**Exercise instructions:** Report, word for word, every line of the material that contains "Write".

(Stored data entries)

########

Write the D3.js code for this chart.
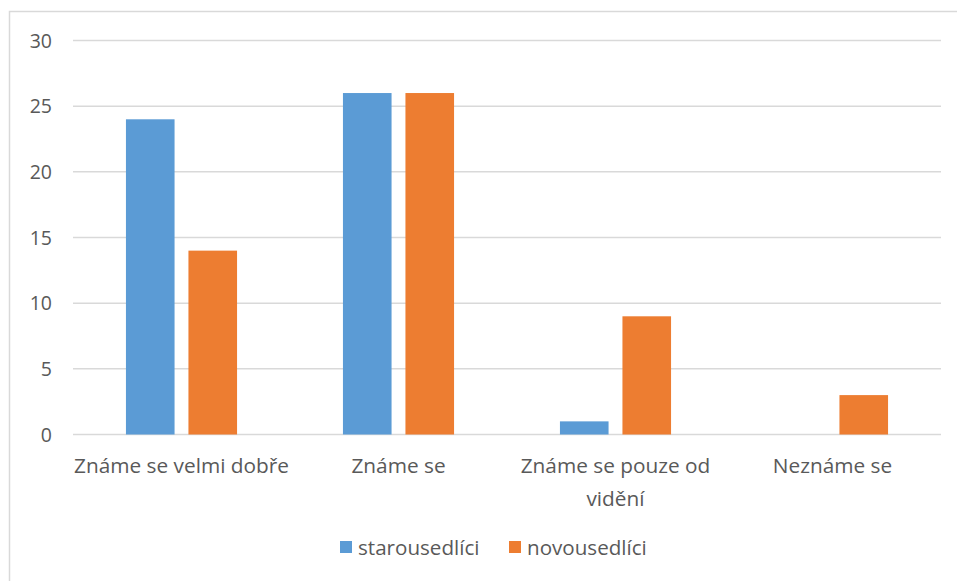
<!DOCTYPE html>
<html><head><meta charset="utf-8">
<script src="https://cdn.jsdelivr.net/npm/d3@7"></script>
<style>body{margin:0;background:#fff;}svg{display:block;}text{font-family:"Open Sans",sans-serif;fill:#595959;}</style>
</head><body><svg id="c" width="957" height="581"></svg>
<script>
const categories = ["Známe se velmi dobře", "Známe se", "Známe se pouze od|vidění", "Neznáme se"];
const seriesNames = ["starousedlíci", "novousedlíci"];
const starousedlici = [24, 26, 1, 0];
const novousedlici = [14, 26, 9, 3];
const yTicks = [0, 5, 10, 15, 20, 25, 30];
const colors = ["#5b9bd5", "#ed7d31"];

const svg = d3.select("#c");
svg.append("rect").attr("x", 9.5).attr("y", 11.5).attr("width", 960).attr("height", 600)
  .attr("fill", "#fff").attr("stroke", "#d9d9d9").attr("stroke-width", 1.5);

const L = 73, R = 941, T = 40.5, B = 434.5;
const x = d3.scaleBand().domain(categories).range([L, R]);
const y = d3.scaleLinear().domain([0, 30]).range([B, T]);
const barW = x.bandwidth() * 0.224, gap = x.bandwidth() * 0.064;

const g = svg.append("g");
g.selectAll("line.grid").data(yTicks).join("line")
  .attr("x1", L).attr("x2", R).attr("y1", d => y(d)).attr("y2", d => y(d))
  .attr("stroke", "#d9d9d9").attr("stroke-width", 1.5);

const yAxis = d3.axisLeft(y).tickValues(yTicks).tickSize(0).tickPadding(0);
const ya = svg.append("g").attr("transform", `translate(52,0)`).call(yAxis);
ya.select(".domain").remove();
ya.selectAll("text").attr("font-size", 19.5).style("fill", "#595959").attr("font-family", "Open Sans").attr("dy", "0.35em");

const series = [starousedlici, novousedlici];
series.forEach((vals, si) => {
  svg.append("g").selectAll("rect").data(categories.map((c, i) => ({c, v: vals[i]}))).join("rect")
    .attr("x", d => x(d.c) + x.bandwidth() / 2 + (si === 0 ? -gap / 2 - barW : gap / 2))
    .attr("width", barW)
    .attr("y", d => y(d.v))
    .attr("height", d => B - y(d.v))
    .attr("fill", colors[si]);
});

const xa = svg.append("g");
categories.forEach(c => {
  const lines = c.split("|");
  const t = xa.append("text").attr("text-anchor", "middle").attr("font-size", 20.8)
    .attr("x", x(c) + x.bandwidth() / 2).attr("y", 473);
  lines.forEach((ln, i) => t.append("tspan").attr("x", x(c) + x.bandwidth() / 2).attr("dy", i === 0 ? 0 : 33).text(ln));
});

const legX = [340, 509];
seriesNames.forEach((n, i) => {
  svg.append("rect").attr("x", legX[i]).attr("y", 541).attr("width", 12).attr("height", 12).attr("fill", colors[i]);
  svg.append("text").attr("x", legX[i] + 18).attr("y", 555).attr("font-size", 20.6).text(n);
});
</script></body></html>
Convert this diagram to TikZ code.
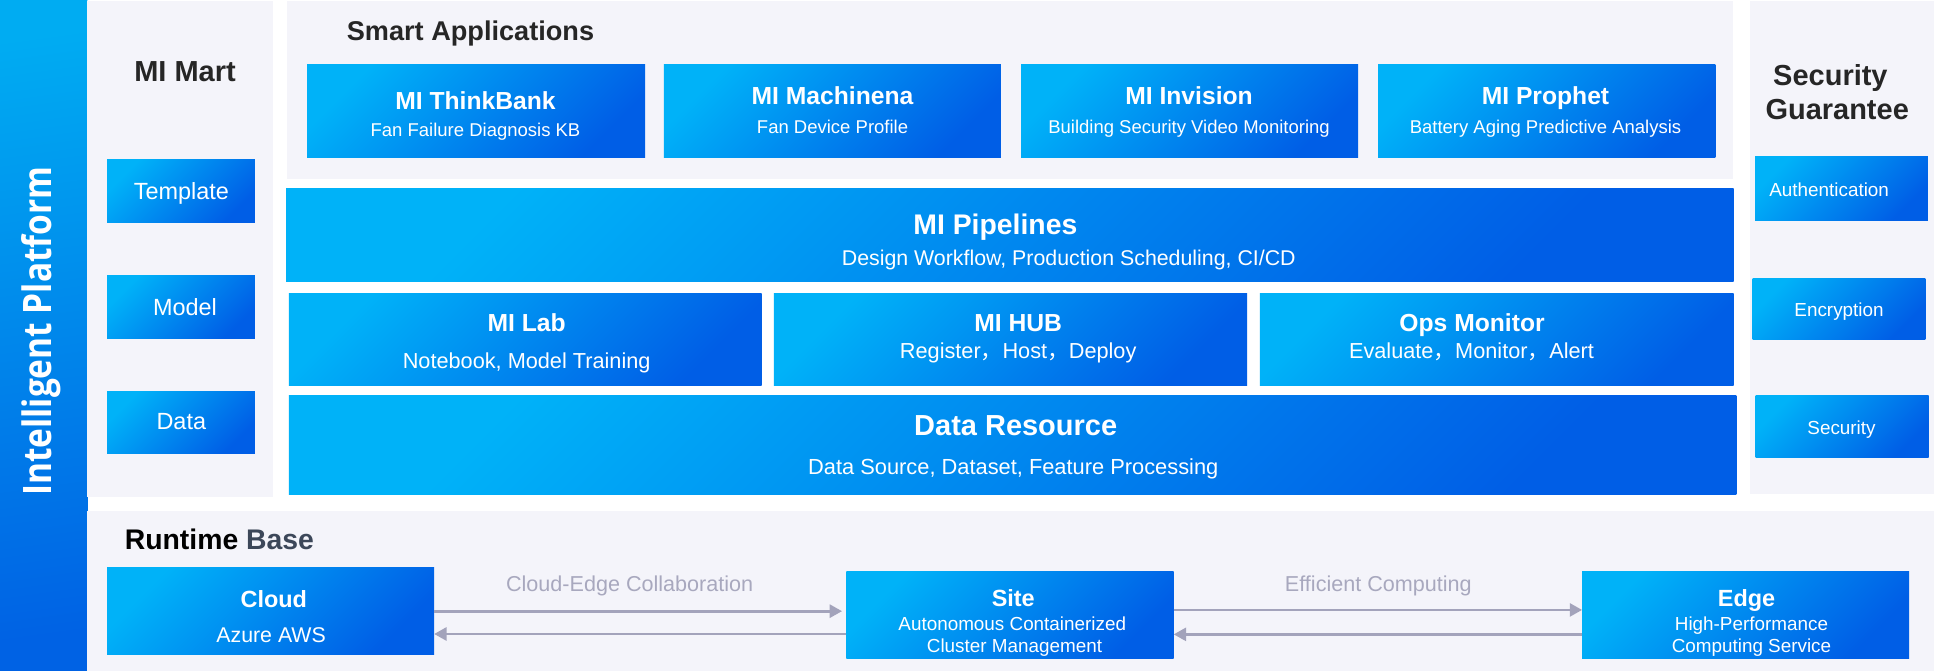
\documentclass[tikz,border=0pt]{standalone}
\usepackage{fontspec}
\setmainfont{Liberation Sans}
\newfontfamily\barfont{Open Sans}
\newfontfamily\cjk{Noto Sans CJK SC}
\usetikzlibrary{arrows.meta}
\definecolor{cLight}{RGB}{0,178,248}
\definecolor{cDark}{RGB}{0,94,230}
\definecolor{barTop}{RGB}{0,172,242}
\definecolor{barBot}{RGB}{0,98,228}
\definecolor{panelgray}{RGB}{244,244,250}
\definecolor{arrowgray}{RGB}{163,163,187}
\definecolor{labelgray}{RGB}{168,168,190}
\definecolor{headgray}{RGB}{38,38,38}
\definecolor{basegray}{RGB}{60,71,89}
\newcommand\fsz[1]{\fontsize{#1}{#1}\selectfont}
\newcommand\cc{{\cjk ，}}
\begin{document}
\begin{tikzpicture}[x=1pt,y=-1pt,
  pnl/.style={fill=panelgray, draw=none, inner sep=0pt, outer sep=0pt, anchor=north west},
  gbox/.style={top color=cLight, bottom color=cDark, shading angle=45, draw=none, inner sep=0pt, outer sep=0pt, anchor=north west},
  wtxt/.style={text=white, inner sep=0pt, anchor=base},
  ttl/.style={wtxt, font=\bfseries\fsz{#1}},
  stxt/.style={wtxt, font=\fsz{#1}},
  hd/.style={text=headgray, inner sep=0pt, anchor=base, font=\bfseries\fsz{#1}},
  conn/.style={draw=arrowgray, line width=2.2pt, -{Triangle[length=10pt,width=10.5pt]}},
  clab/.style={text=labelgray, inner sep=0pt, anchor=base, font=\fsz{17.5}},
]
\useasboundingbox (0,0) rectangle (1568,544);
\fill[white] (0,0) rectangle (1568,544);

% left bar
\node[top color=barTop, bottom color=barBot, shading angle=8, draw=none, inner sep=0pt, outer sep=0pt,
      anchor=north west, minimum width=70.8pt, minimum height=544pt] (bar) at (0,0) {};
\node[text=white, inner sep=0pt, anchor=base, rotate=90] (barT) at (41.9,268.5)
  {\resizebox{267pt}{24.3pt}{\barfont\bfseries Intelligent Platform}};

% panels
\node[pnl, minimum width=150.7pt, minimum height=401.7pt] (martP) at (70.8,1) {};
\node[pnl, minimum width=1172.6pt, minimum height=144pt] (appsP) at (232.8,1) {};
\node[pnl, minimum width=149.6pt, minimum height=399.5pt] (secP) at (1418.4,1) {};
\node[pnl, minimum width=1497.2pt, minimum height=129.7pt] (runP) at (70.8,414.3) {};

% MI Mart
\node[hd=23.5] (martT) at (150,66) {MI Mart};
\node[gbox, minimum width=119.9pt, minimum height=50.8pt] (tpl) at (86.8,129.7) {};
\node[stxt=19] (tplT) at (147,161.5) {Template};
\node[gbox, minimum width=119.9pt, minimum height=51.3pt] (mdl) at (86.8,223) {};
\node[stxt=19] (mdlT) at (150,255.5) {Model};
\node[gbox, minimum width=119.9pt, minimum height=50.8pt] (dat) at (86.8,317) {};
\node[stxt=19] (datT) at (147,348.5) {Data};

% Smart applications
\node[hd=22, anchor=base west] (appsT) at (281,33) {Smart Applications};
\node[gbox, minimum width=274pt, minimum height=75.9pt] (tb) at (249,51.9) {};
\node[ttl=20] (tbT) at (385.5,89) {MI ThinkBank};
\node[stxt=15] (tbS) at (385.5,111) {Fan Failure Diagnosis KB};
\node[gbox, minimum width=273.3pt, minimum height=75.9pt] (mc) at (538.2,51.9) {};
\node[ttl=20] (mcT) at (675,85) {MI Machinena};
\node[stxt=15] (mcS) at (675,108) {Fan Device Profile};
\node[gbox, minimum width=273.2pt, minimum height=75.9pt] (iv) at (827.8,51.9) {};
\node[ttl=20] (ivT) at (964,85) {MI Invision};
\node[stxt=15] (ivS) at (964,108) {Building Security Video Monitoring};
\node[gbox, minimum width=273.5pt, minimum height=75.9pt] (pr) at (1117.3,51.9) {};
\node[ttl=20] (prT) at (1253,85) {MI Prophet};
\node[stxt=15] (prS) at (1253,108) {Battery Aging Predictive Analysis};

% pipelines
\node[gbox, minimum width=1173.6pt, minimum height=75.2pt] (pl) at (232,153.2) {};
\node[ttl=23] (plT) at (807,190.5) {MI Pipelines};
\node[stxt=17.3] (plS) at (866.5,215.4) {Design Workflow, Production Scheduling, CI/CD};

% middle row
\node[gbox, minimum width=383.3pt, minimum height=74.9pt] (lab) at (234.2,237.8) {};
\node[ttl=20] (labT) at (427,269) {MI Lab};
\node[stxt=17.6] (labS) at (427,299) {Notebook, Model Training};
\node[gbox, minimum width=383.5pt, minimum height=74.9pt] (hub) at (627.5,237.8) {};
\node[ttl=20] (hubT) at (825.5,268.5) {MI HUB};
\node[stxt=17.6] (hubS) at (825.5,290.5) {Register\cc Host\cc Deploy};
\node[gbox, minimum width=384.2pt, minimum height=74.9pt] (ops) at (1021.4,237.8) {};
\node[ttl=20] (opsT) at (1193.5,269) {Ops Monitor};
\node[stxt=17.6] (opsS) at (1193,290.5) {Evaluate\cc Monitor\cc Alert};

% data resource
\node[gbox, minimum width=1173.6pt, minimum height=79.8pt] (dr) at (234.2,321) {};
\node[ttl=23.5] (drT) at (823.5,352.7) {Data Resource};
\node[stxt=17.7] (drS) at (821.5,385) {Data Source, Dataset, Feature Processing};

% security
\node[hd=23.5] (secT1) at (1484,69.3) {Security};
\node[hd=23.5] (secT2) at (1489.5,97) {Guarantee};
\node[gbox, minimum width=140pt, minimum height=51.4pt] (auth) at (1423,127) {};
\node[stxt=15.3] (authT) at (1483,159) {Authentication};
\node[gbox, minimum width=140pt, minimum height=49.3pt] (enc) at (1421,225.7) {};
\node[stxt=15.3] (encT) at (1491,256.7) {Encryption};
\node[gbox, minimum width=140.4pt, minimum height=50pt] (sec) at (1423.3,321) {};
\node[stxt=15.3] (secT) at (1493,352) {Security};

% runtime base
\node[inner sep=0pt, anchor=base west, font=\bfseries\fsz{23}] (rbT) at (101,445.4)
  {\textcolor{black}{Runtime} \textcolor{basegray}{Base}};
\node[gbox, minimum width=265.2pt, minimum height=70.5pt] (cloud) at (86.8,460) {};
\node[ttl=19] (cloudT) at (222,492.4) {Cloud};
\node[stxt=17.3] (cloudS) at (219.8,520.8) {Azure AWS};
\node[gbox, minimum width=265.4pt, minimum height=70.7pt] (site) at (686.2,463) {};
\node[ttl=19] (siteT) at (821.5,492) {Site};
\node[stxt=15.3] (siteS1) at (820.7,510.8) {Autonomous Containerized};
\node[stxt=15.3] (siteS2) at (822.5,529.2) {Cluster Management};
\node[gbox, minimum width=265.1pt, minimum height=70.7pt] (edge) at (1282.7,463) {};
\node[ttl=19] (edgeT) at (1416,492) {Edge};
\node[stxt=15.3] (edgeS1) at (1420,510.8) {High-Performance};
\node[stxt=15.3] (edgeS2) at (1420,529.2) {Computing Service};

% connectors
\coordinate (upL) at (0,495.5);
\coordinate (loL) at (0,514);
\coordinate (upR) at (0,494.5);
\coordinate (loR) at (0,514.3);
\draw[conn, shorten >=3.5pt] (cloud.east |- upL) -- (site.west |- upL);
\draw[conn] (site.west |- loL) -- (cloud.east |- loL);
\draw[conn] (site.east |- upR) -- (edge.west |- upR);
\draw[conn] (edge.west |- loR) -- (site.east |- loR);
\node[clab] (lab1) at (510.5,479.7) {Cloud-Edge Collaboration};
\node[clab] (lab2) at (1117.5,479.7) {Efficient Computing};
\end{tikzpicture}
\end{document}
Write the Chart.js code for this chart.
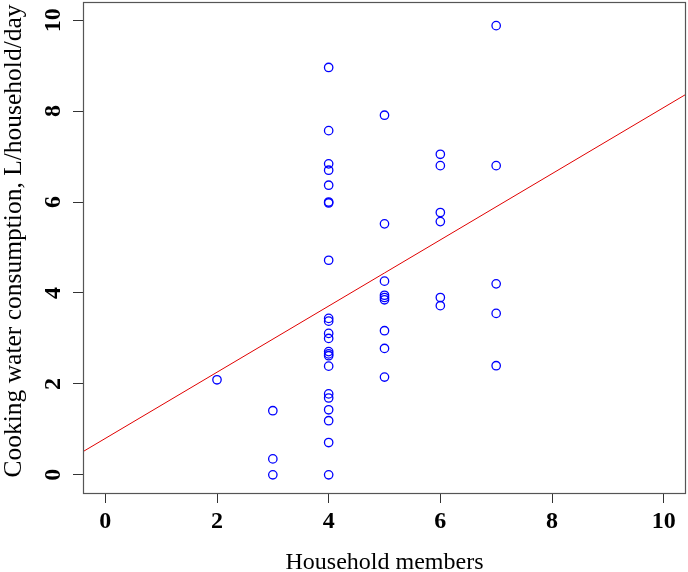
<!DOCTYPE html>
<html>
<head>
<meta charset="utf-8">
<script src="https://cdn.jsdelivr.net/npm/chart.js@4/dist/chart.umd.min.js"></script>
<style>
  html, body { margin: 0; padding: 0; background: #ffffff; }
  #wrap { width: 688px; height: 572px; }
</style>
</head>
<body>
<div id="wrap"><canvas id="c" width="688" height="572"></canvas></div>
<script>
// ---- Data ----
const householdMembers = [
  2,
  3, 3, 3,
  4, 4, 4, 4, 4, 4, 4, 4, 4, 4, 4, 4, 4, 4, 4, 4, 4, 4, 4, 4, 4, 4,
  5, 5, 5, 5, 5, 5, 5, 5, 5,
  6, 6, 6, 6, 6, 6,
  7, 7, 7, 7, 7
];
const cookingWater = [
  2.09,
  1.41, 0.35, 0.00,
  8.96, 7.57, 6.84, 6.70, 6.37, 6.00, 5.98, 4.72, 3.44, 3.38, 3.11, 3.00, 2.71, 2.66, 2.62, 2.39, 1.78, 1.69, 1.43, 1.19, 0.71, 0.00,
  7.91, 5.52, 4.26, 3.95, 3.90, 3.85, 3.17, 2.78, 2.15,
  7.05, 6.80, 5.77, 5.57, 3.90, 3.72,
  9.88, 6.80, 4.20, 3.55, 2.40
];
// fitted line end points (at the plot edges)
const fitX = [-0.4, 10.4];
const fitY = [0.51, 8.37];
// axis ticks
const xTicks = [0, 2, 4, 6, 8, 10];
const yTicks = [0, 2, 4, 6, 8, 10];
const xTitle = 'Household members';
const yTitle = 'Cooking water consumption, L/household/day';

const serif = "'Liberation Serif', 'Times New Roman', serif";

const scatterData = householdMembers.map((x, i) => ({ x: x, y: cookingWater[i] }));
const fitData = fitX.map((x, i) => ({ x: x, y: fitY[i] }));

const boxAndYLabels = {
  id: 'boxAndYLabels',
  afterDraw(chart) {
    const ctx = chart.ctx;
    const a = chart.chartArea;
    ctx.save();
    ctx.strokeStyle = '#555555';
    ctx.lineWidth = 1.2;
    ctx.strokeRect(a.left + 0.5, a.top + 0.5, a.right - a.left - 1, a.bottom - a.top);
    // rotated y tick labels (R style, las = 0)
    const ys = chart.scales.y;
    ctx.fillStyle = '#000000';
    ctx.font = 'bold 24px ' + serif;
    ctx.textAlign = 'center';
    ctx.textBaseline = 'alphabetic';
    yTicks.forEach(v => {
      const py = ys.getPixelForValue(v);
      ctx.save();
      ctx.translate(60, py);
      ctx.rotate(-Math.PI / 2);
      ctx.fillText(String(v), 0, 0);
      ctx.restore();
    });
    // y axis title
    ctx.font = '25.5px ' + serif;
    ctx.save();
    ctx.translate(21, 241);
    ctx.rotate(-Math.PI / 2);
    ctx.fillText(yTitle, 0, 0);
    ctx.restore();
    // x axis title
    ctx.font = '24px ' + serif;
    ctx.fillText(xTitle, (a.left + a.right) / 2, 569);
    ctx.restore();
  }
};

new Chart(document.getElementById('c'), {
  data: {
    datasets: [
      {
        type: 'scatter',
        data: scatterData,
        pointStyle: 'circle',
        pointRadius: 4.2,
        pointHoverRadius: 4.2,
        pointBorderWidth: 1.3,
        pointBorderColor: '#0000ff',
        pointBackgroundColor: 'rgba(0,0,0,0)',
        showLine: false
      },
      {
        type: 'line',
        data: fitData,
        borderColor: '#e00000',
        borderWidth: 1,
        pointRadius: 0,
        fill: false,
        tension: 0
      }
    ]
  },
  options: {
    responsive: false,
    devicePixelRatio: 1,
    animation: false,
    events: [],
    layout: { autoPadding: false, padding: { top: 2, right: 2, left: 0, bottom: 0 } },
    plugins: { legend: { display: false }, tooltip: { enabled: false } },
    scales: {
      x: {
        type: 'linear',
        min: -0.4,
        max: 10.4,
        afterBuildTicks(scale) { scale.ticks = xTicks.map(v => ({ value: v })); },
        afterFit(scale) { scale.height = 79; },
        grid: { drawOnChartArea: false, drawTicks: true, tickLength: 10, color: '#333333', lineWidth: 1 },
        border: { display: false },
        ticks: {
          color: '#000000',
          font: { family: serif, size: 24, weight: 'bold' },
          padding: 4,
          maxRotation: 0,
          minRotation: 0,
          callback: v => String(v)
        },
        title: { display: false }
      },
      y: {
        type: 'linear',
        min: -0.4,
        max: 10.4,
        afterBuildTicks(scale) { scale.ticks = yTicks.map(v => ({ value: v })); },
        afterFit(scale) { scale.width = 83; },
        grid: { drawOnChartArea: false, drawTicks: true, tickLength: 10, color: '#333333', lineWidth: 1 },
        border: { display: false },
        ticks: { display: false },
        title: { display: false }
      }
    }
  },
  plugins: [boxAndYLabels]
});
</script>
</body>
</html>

########

**Answer to the exercise:**
Write the D3.js code for this chart.
Write the Chart.js code for this chart.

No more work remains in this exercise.